Sa particularité ? « Il est le seul à se trouver dans une zone agricole intermédiaire », expliquait Marion Delforge, chargée de mission en développement durable et économie au sein du GIP de préfiguration du parc, interrogée en juillet par La France Agricole. « On y trouve majoritairement de la polyculture-élevage, même si les ateliers d’élevage sont de moins en moins nombreux, et compensent en s’agrandissant. La surface moyenne des exploitations tourne autour de 200 ha. »

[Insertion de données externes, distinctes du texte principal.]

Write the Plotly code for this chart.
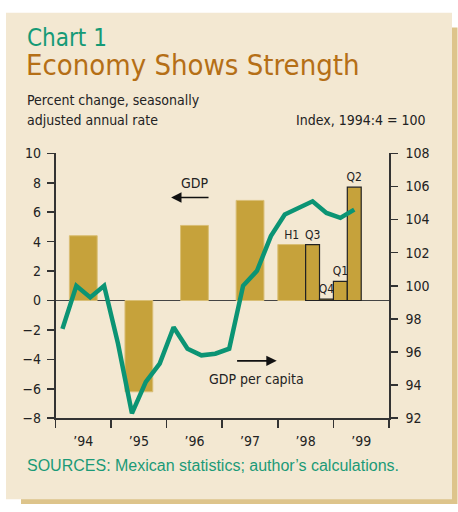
import plotly.graph_objects as go

W, H = 458, 512

# ---------------- data ----------------
annual_years = [1994, 1995, 1996, 1997]
annual_gdp = [4.4, -6.2, 5.1, 6.8]

half_label = "H1"
half_year = 1998
half_gdp = 3.8

quarter_labels = ["Q3", "Q4", "Q1", "Q2"]
quarter_years = [1998, 1998, 1999, 1999]
quarter_nums = [3, 4, 1, 2]
quarter_gdp = [3.8, 0.1, 1.3, 7.7]

pc_start_year = 1994
gdp_per_capita = [97.4, 100.0, 99.3, 100.0,
                  96.5, 92.3, 94.2, 95.3,
                  97.5, 96.2, 95.8, 95.9,
                  96.2, 100.0, 100.9, 103.0,
                  104.3, 104.7, 105.1, 104.4,
                  104.1, 104.6]

year_ticks = [1994, 1995, 1996, 1997, 1998, 1999]
year_labels = ["\u201994", "\u201995", "\u201996", "\u201997", "\u201998", "\u201999"]

# ---------------- styling ----------------
FONT = "DejaVu Sans Condensed, Liberation Sans Narrow, Roboto Condensed, Arial Narrow, sans-serif"
BAR = "#C6A23B"
BAR_EDGE = "#D9BE74"
GREEN = "#0B9474"
CARD = "#F3E8D2"
SHADOW = "#DDC48B"
AX = "#333333"


def px(x):
    return x / W


def py(y):
    return 1 - y / H


fig = go.Figure()

# annual + half-year bars
bx = [y + 0.5 for y in annual_years] + [half_year + 0.25]
bw = [0.5] * len(annual_years) + [0.5]
by = annual_gdp + [half_gdp]
bt = [""] * len(annual_years) + [half_label]
fig.add_trace(go.Bar(
    x=bx, y=by, width=bw, text=bt, textposition="outside",
    constraintext="none", cliponaxis=False,
    textfont=dict(family=FONT, size=12, color="#222"),
    marker=dict(color=BAR, line=dict(color=BAR_EDGE, width=1)),
    showlegend=False, hoverinfo="skip", xaxis="x", yaxis="y",
))

# quarterly bars
qx = [y + (q - 0.5) / 4 for y, q in zip(quarter_years, quarter_nums)]
fig.add_trace(go.Bar(
    x=qx, y=quarter_gdp, width=[0.25] * len(qx), text=quarter_labels,
    textposition="outside", constraintext="none", cliponaxis=False,
    textfont=dict(family=FONT, size=12, color="#222"),
    marker=dict(color=BAR, line=dict(color="#222", width=1.2)),
    showlegend=False, hoverinfo="skip", xaxis="x", yaxis="y",
))

# GDP per capita line
lx = [pc_start_year + (i + 0.5) / 4 for i in range(len(gdp_per_capita))]
fig.add_trace(go.Scatter(
    x=lx, y=gdp_per_capita, mode="lines",
    line=dict(color=GREEN, width=4.5),
    showlegend=False, hoverinfo="skip", xaxis="x", yaxis="y2",
))

fig.update_layout(
    width=W, height=H,
    margin=dict(l=0, r=0, t=0, b=0),
    paper_bgcolor="white",
    plot_bgcolor="rgba(0,0,0,0)",
    barmode="overlay",
    font=dict(family=FONT, size=14, color="#222"),
    xaxis=dict(
        domain=[px(55.5), px(389)],
        range=[1994, 2000],
        tickvals=[y + 0.5 for y in year_ticks],
        ticktext=year_labels,
        ticks="", showgrid=False, zeroline=False,
        showline=True, linecolor=AX, linewidth=1.6,
        tickfont=dict(family=FONT, size=14, color="#222"),
        ticklabelstandoff=9,
        minor=dict(tickvals=year_ticks + [2000], ticks="outside", ticklen=8,
                   tickcolor=AX, tickwidth=1.6, showgrid=False),
    ),
    yaxis=dict(
        domain=[py(423.5), py(150)],
        range=[-8, 10], dtick=2,
        ticks="outside", ticklen=7, tickwidth=1.6, tickcolor=AX,
        showline=True, linecolor=AX, linewidth=1.6,
        showgrid=False, zeroline=True, zerolinecolor="#444", zerolinewidth=1.6,
        tickfont=dict(family=FONT, size=14, color="#222"),
        ticklabelstandoff=3,
    ),
    yaxis2=dict(
        overlaying="y", side="right", anchor="x",
        range=[92, 108], dtick=2,
        ticks="outside", ticklen=7, tickwidth=1.6, tickcolor=AX,
        showline=True, linecolor=AX, linewidth=1.6,
        showgrid=False, zeroline=False,
        tickfont=dict(family=FONT, size=14, color="#222"),
        ticklabelstandoff=5,
    ),
)

# card and shadow
fig.add_shape(type="rect", xref="paper", yref="paper",
              x0=px(21), x1=px(457.5), y0=py(512), y1=py(20),
              fillcolor=SHADOW, line=dict(width=0), layer="below")
fig.add_shape(type="rect", xref="paper", yref="paper",
              x0=px(6), x1=px(452), y0=py(507), y1=py(5),
              fillcolor=CARD, line=dict(width=0), layer="below")

ann = []
ann.append(dict(text="Chart 1", x=px(25), y=py(31), xref="paper", yref="paper",
                xanchor="left", yanchor="middle", showarrow=False,
                font=dict(family=FONT, size=24, color="#159A76")))
ann.append(dict(text="Economy Shows Strength", x=px(24), y=py(58.5), xref="paper", yref="paper",
                xanchor="left", yanchor="middle", showarrow=False,
                font=dict(family=FONT, size=29, color="#B56F16")))
ann.append(dict(text="Percent change, seasonally", x=px(25), y=py(95), xref="paper", yref="paper",
                xanchor="left", yanchor="middle", showarrow=False,
                font=dict(family=FONT, size=14, color="#222")))
ann.append(dict(text="adjusted annual rate", x=px(25), y=py(116), xref="paper", yref="paper",
                xanchor="left", yanchor="middle", showarrow=False,
                font=dict(family=FONT, size=14, color="#222")))
ann.append(dict(text="Index, 1994:4 = 100", x=px(428), y=py(116), xref="paper", yref="paper",
                xanchor="right", yanchor="middle", showarrow=False,
                font=dict(family=FONT, size=14, color="#222")))
ann.append(dict(text="SOURCES: Mexican statistics; author\u2019s calculations.",
                x=px(25), y=py(472), xref="paper", yref="paper",
                xanchor="left", yanchor="middle", showarrow=False,
                font=dict(family="Liberation Sans, Arial, sans-serif", size=16, color="#1B9A77")))

# series labels with arrows
ann.append(dict(text="GDP", x=1996.5, y=7.96, xref="x", yref="y",
                xanchor="center", yanchor="middle", showarrow=False,
                font=dict(family=FONT, size=14, color="#222")))
ann.append(dict(text="", x=1996.08, y=7.0, ax=1996.78, ay=7.0,
                xref="x", yref="y", axref="x", ayref="y",
                showarrow=True, arrowhead=2, arrowsize=1.3, arrowwidth=1.6, arrowcolor="#111"))
ann.append(dict(text="GDP per capita", x=1997.625, y=-5.33, xref="x", yref="y",
                xanchor="center", yanchor="middle", showarrow=False,
                font=dict(family=FONT, size=14, color="#222")))
ann.append(dict(text="", x=1997.98, y=-4.1, ax=1997.24, ay=-4.1,
                xref="x", yref="y", axref="x", ayref="y",
                showarrow=True, arrowhead=2, arrowsize=1.3, arrowwidth=1.6, arrowcolor="#111"))

fig.update_layout(annotations=ann)

fig.write_html("out.html",
               config={"displayModeBar": False, "staticPlot": True},
               post_script="document.body.style.margin='0px';document.body.style.overflow='hidden';")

2 300 ha de SAU en cœur de parc

Les discussions ont été « très compliquées » avec les agriculteurs du secteur, qui craignaient de subir de nombreuses contraintes (lire par exemple « Champagne/bourgogne : vives tensions autour du futur parc national »). Mais si l’aire potentielle d’adhésion s’étend sur plus de 100 000 ha de SAU, seul le cœur de parc est soumis à une réglementation véritablement contraignante. Or, si le projet initial prévoyait 12 000 ha de SAU en cœur de parc, seuls 2 300 ha de SAU ont été retenus dans cette zone, selon Marion Delforge, qui précise que le GIP a veillé à ce qu’aucun agriculteur n’ait 100 % de sa SAU en cœur de parc.

Des activités réglementées

Comme dans tous les parcs nationaux, l’agriculture n’est pas interdite, même en cœur de parc. Mais elle est réglementée. Ainsi, « les activités agricoles et pastorales existantes à la date de publication du présent décret et régulièrement exercées sont autorisées », précise le décret. Mais « les activités nouvelles, les modifications substantielles d’activité et de pratiques, les changements de lieux d’exercice et les extensions significatives des surfaces » sont, quant à elles, réglementées par le conseil d’administration du parc — où la profession agricole est représentée.

Le parc est particulièrement vigilant sur « les activités agricoles ayant un impact notable sur le débit ou la qualité des eaux, sur la conservation des sols, sur la conservation de la diversité biologique ».

Peu de contraintes en cultures

Concrètement, sur les 1 100 ha de terres arables en cœur de parc, « aucune contrainte sur les itinéraires culturaux n’a été mise en place, indique Marion Delforge. Seuls des garde-fous ont été définis avec les soixante agriculteurs qui ont été volontaires pour travailler avec le GIP. Sur les 1 200 ha de prairies, il y a un peu plus de contraintes, définies avec une trentaine d’agriculteurs. Ainsi, les retournements et drainages sont soumis à autorisation et la fertilisation azotée limitée à 40 kg/ha par an. »

Des opportunités pour l’agriculture

Mais le parc n’est pas qu’une terre de contraintes. Sur l’ensemble de la zone d’adhésion, le GIP a fait appel à un cabinet extérieur pour définir, avec les agriculteurs, les orientations qu’ils souhaitaient pour leur territoire. Cinq pistes de filières à développer ont été retenues : lait différencié, grandes cultures bio, viande à l’herbe, légumineuses fourragères sur les plateaux calcaires et truffes en lien avec l’agroforesterie. « La mission d’un parc national est de fédérer autour de projets, de mobiliser, de faciliter les démarches et parfois d’être aussi moteur de projet », explique Marion Delforge. Un travail sera aussi effectué pour valoriser certaines productions sous la marque « Esprit parc national ».

Le GIP disparaîtra en 2020, laissant le parc voler de ses propres ailes.